Owl Advising offers one-on-one advising for undergraduate students with fewer than 30 completed credit hours and any student who is considering changing his or her major.

SMART Centers: Academic Support When and Where You Need It! START SMART, STAY SMART

Kennesaw State University’s Science and Math Academic Resources and Tutoring (SMART) Centers provide academic support to KSU students. In the SMART Centers your student will find people and resources to help with most general education mathematics, chemistry, and physics courses along with select engineering classes offered at KSU.

No appointment is necessary to use the SMART Center’s services. Have your student stop by any time we are open for help in their classes.

Contact Info:

Kennesaw SMART Center
(470) 578-6044
Library, room 433

Marietta SMART Center
(470) 578-3874
Norton Hall (R2) 174

Supplemental Instruction

The Supplemental Instruction (SI) program offers free weekly study sessions for students enrolled in select sections of courses that many students find to be academically challenging. SI sessions are facilitated by SI Leaders — students who have earned a high grade in the class previously, have been recommended by faculty, and have received specialized training. The SI Leaders aid students in understanding important concepts, developing study strategies, and gaining mastery of the course material. SI sessions are offered on both the Kennesaw campus and the Marietta campus.

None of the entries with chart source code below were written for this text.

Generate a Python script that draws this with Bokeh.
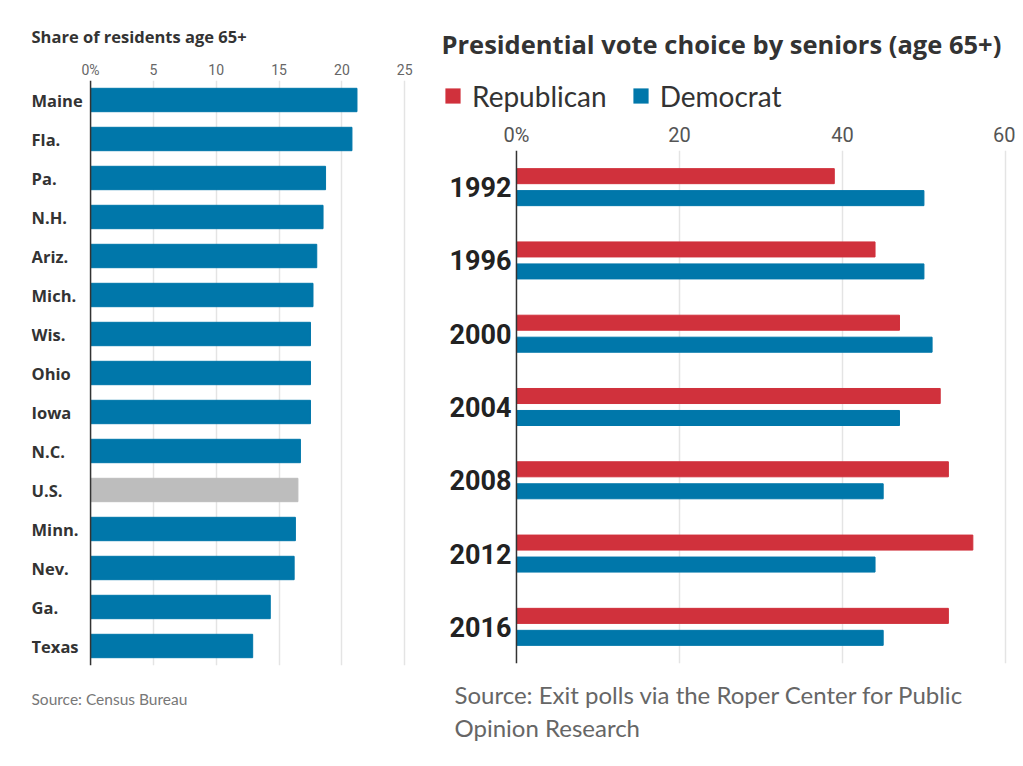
from bokeh.plotting import figure
from bokeh.models import (ColumnDataSource, FactorRange, Range1d, FixedTicker,
                          Legend, LegendItem, Title, Span)
from bokeh.core.properties import value
from bokeh.transform import dodge
from bokeh.layouts import row, column
from bokeh.embed import file_html
from bokeh.resources import INLINE

# ---- data: left chart ----
states = ["Maine", "Fla.", "Pa.", "N.H.", "Ariz.", "Mich.", "Wis.", "Ohio",
          "Iowa", "N.C.", "U.S.", "Minn.", "Nev.", "Ga.", "Texas"]
share_65 = [21.2, 20.8, 18.7, 18.5, 18.0, 17.7, 17.5, 17.5,
            17.5, 16.7, 16.5, 16.3, 16.2, 14.3, 12.9]
left_ticks = [0, 5, 10, 15, 20, 25]

# ---- data: right chart ----
years = ["1992", "1996", "2000", "2004", "2008", "2012", "2016"]
republican = [39, 44, 47, 52, 53, 56, 53]
democrat = [50, 50, 51, 47, 45, 44, 45]
right_ticks = [0, 20, 40, 60]
parties = ["Republican", "Democrat"]

BLUE = "#0077AA"
GRAY = "#BDBDBD"
RED = "#D0313C"
TXT = "#333333"
GRID = "#E4E4E4"
FONT = "Lato"
BOLDFONT = "Open Sans"
NUMFONT = "Roboto"

# ================= left figure =================
colors = [GRAY if s == "U.S." else BLUE for s in states]
src1 = ColumnDataSource(dict(state=states, share=share_65, color=colors,
                             zero=[0] * len(states)))

p1 = figure(width=428, height=750, y_range=FactorRange(*states[::-1]),
            x_range=Range1d(-4.70, 25.3), x_axis_location="above",
            output_backend="svg", toolbar_location=None,
            min_border_left=31, min_border_right=20,
            min_border_top=80, min_border_bottom=85)
p1.frame_align = False
p1.outline_line_color = None
p1.hbar(y="state", right="share", height=0.6, fill_color="color",
        line_color="color", source=src1)
p1.text(x="zero", y="state", text="state", source=src1, x_offset=-59,
        text_align="left", text_baseline="middle", text_font=value(BOLDFONT),
        text_font_style="bold", text_font_size="16.5px", text_color=TXT)
p1.add_layout(Span(location=0, dimension="height", line_color=TXT,
                   line_width=1.5))

p1.ygrid.visible = False
p1.yaxis.visible = False
p1.xgrid.ticker = FixedTicker(ticks=left_ticks[1:])
p1.xgrid.grid_line_color = GRID
p1.xgrid.grid_line_width = 1.5

p1.xaxis.ticker = FixedTicker(ticks=left_ticks)
p1.xaxis.major_label_overrides = {0: "0%"}
p1.xaxis.axis_line_color = None
p1.xaxis.major_tick_line_color = None
p1.xaxis.minor_tick_line_color = None
p1.xaxis.major_tick_out = 0
p1.xaxis.major_tick_in = 0
p1.xaxis.major_label_standoff = 3
p1.xaxis.major_label_text_font = NUMFONT
p1.xaxis.major_label_text_font_size = "14px"
p1.xaxis.major_label_text_color = "#666666"

p1.title.text = "Share of residents age 65+"
p1.title.text_font = BOLDFONT
p1.title.text_font_style = "bold"
p1.title.text_font_size = "16.5px"
p1.title.text_color = TXT
p1.title.align = "left"
p1.title.standoff = 21

p1.add_layout(Title(text="Source: Census Bureau", text_font=FONT,
                    text_font_style="normal", text_font_size="15.5px",
                    text_color="#777777", align="left", standoff=45), "below")

# ================= right chart data source =================
src2 = ColumnDataSource(dict(year=years, rep=republican, dem=democrat,
                             zero=[0] * len(years)))

# ================= right header (title + legend) =================
head = figure(width=587, height=119, x_range=Range1d(0, 1),
              y_range=Range1d(0, 1), x_axis_type=None, y_axis_type=None,
              output_backend="svg", toolbar_location=None,
              min_border_left=13, min_border_right=6,
              min_border_top=72, min_border_bottom=0)
head.frame_align = False
head.outline_line_color = None
head.grid.visible = False
# zero-height bars: they only lend their colours to the legend swatches
h_rep = head.hbar(y="zero", right="rep", height=0, fill_color=RED,
                  line_color=None, source=src2)
h_dem = head.hbar(y="zero", right="dem", height=0, fill_color=BLUE,
                  line_color=None, source=src2)
legend = Legend(items=[LegendItem(label=parties[0], renderers=[h_rep]),
                       LegendItem(label=parties[1], renderers=[h_dem])],
                orientation="horizontal", location="center_left",
                glyph_width=19, glyph_height=19, label_standoff=10,
                spacing=24, padding=0, margin=2,
                border_line_color=None, background_fill_alpha=0,
                label_text_font=FONT, label_text_font_size="28px",
                label_text_color=TXT)
head.add_layout(legend)

head.title.text = "Presidential vote choice by seniors (age 65+)"
head.title.text_font = BOLDFONT
head.title.text_font_style = "bold"
head.title.text_font_size = "25.5px"
head.title.text_color = TXT
head.title.align = "left"
head.title.standoff = 23

# ================= right figure =================
p2 = figure(width=587, height=644, y_range=FactorRange(*years[::-1]),
            x_range=Range1d(-9.2, 60.5), x_axis_location="above",
            title=None, output_backend="svg", toolbar_location=None,
            min_border_left=13, min_border_right=6,
            min_border_top=29, min_border_bottom=100)
p2.frame_align = False
p2.outline_line_color = None

p2.hbar(y=dodge("year", 0.15, range=p2.y_range), right="rep",
        height=0.205, fill_color=RED, line_color=RED, source=src2)
p2.hbar(y=dodge("year", -0.15, range=p2.y_range), right="dem",
        height=0.205, fill_color=BLUE, line_color=BLUE, source=src2)
p2.text(x="zero", y="year", text="year", source=src2, x_offset=-5,
        text_align="right", text_baseline="middle", text_font=value(NUMFONT),
        text_font_style="bold", text_font_size="27px", text_color="#222222")
p2.add_layout(Span(location=0, dimension="height", line_color=TXT,
                   line_width=1.5))

p2.ygrid.visible = False
p2.yaxis.visible = False
p2.xgrid.ticker = FixedTicker(ticks=right_ticks[1:])
p2.xgrid.grid_line_color = GRID
p2.xgrid.grid_line_width = 1.5

p2.xaxis.ticker = FixedTicker(ticks=right_ticks)
p2.xaxis.major_label_overrides = {0: "0%"}
p2.xaxis.axis_line_color = None
p2.xaxis.major_tick_line_color = None
p2.xaxis.minor_tick_line_color = None
p2.xaxis.major_tick_out = 0
p2.xaxis.major_tick_in = 0
p2.xaxis.major_label_standoff = 4
p2.xaxis.major_label_text_font = NUMFONT
p2.xaxis.major_label_text_font_size = "20px"
p2.xaxis.major_label_text_color = "#555555"

p2.add_layout(Title(text="Source: Exit polls via the Roper Center for Public\nOpinion Research",
                    text_font=FONT, text_font_style="normal",
                    text_font_size="24px", text_color="#666666",
                    text_line_height=1.15,
                    align="left", offset=13, standoff=29), "below")

layout = row(p1, column(head, p2))
open("out.html", "w").write(file_html(layout, INLINE))
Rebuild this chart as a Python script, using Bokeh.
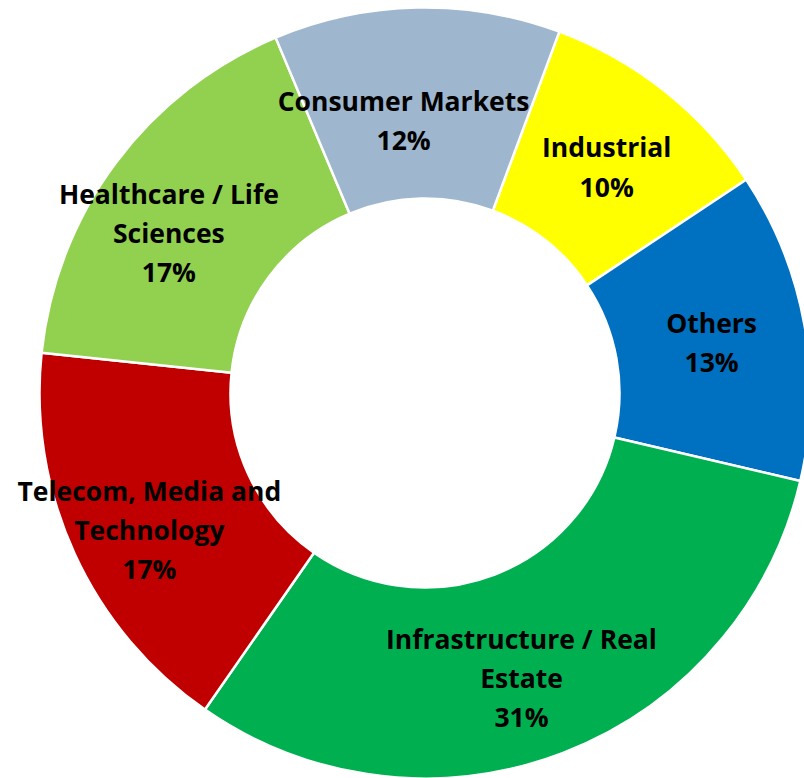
import math
from bokeh.plotting import figure
from bokeh.models import Range1d, ColumnDataSource
from bokeh.core.properties import value
from bokeh.embed import file_html
from bokeh.resources import INLINE

# Data (clockwise order starting just right of the top)
sectors = ["Industrial", "Others", "Infrastructure / Real\nEstate",
           "Telecom, Media and\nTechnology", "Healthcare / Life\nSciences",
           "Consumer Markets"]
shares = [10, 13, 31, 17, 17, 12]
colors = ["#FFFF00", "#0070C0", "#00B050", "#C00000", "#92D050", "#9FB7CE"]

# styling: label placement relative to each slice's mid-angle
label_radius = [290, 291, 301, 308, 302, 273]
label_turn = [0.4, 0.2, 2.3, -1.9, -4.6, -3.3]   # degrees

W, H = 804, 778
cx, cy = 424.5, 385.5
r_out, r_in = 385.5, 194.5
first_angle = 20.4  # degrees clockwise from 12 o'clock

total = float(sum(shares))
starts, ends, lx, ly, labels = [], [], [], [], []
acc = first_angle
for name, v, rl, dt in zip(sectors, shares, label_radius, label_turn):
    a0 = acc
    a1 = acc + v / total * 360.0
    acc = a1
    starts.append(math.radians(90 - a1))
    ends.append(math.radians(90 - a0))
    mid = math.radians((a0 + a1) / 2 + dt)
    lx.append(cx + rl * math.sin(mid))
    ly.append(cy + rl * math.cos(mid))
    labels.append(f"{name}\n{v}%")

src = ColumnDataSource(dict(start=starts, end=ends, color=colors,
                            x=[cx] * len(shares), y=[cy] * len(shares)))
lab = ColumnDataSource(dict(x=lx, y=ly, text=labels))

p = figure(width=W, height=H, x_range=Range1d(0, W), y_range=Range1d(0, H),
           x_axis_type=None, y_axis_type=None, toolbar_location=None,
           output_backend="svg", min_border=0)
p.grid.visible = False
p.outline_line_color = None
p.background_fill_color = "white"
p.border_fill_color = "white"

p.annular_wedge(x="x", y="y", inner_radius=r_in, outer_radius=r_out,
                start_angle="start", end_angle="end", direction="anticlock",
                fill_color="color", line_color="white", line_width=2.5,
                source=src)

p.text(x="x", y="y", text="text", source=lab, text_align="center",
       text_baseline="middle", text_font=value("Open Sans"),
       text_font_style="bold", text_font_size="26.5px",
       text_line_height=1.085, text_color="black")

open("out.html", "w").write(file_html(p, INLINE))
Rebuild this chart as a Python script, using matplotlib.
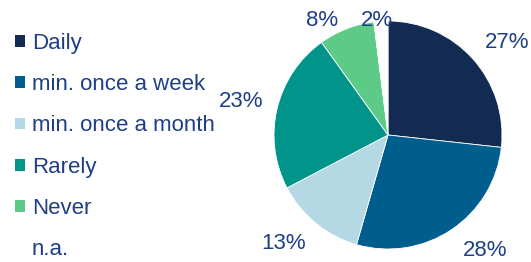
import matplotlib
matplotlib.use("Agg")
import matplotlib.pyplot as plt
import numpy as np

categories = ["Daily", "min. once a week", "min. once a month", "Rarely", "Never", "n.a."]
values = [27, 28, 13, 23, 8, 2]
pct_labels = ["27%", "28%", "13%", "23%", "8%", "2%"]

colors = ["#132B52", "#005E8E", "#B4D9E4", "#00948A", "#5DCA88", "#FFFFFF"]
text_color = "#1E3F86"
# label placement (radius in pie units, angle in degrees)
label_pos = [(1.325, 38.0), (1.32, -49.9), (1.315, -133.9), (1.32, 167.3), (1.16, 120.0), (1.01, 95.7)]

plt.rcParams['font.family'] = ['Liberation Sans', 'DejaVu Sans']

W, H = 531, 262
fig = plt.figure(figsize=(W / 100, H / 100), dpi=100)
ax = fig.add_axes([0, 0, 1, 1])

cx, cy, r = 388, 127, 114  # pixel centre (from bottom) and radius
wedges, _ = ax.pie(values, colors=colors, startangle=90, counterclock=False,
                   radius=1, wedgeprops=dict(linewidth=0.6, edgecolor="white"))

for (d, a), lab in zip(label_pos, pct_labels):
    t = np.deg2rad(a)
    ax.text(d * np.cos(t), d * np.sin(t), lab, ha="center", va="center",
            fontsize=16, color=text_color)

ax.set_xlim(-cx / r, (W - cx) / r)
ax.set_ylim(-cy / r, (H - cy) / r)
ax.set_aspect("auto")
ax.axis("off")

leg = fig.legend(wedges, categories, loc="upper left",
                 bbox_to_anchor=(15 / W, 1 - 33 / H), frameon=False,
                 fontsize=16, labelcolor=text_color,
                 handlelength=0.45, handleheight=0.45, handletextpad=0.3,
                 labelspacing=0.91, borderpad=0, borderaxespad=0)
for h in leg.legend_handles:
    h.set_edgecolor("none")

fig.savefig("out.png", dpi=100)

English as a Second Language (ESL) Center

The ESL Center provides support to international students in KSU’s undergraduate and graduate programs as well as those enrolled in the Intensive English Program (IEP). ESL staff offer tutoring in writing, grammar, reading, listening and speaking, pronunciation, and presentation skills. The Center also provides advising regarding KSU’s general education requirements and mentoring. ESL Centers are on both the Kennesaw and Marietta campuses.